When it came, the ground war lasted almost exactly 100 hours, with minimal American casualties. Encircled, the Iraqi army surrendered. Bush called a ceasefire, even though it allowed members of the Republican Guard, an elite Iraqi unit, to escape and even though it left Saddam in power.

Bush would be called to defend that decision time and again, saying that he had been convinced that Saddam would be overthrown once the war ended. “We underestimated his brutality and cruelty to his own people and the stranglehold he has on his country,” Bush wrote in February 1991, years before Saddam was actually ousted. “We were disappointed, but I still do not regret my decision to end the war when we did.”

Low profile

After his loss in 1992 Bush became more of a an observer than a player. His public profile dropped as criticism of his son’s presidency mounted, and there were reports that foreign policy advisers to the elder Bush had counselled against the war in Iraq that so troubled George W Bush’s presidency.

Bush was never a man comfortable with self-examination, but in an interview with Meacham, his biographer, he evinced some insecurity about how history might judge him. “I am lost between the glory of Reagan – monuments everywhere, trumpets, the great hero – and the trials and tribulations of my sons,” Bush said.

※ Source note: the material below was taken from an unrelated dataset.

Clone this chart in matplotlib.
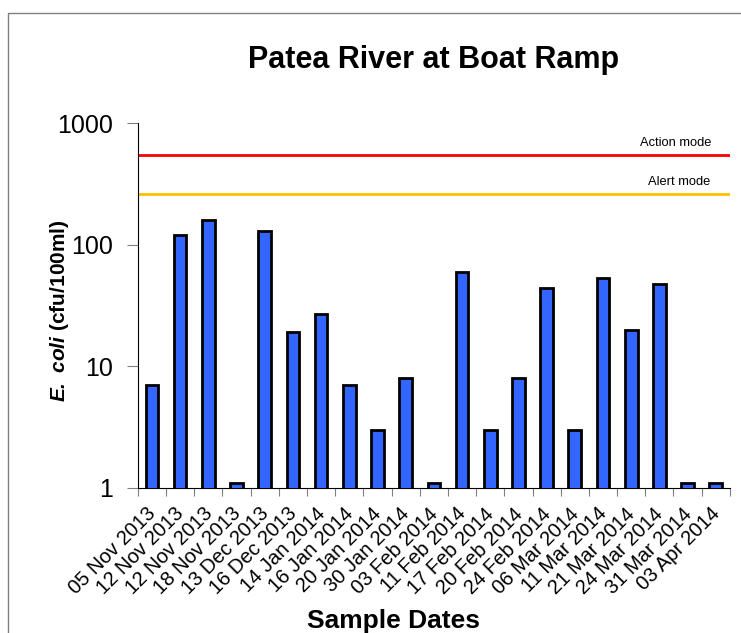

But the 41st president may have best summed up his talents and ambitions in a diary entry on the last day of 1989, as the first year of his presidency drew to a close. “I’m certainly not seen as visionary,” Bush wrote. “But I hope I’m seen as steady and prudent and able.”

Besides his sons George and Jeb, Bush is survived by two other sons, Neil and Marvin; his daughter, Dorothy Bush Koch; a brother, Jonathan; a sister, Nancy Walker Bush Ellis; 17 grandchildren; and eight great-grandchildren. Another daughter, Robin, died of leukaemia at age three in 1953. His older brother, Prescott S Bush jnr, died in 2010 at 87, and his younger brother, William, died in March at 79.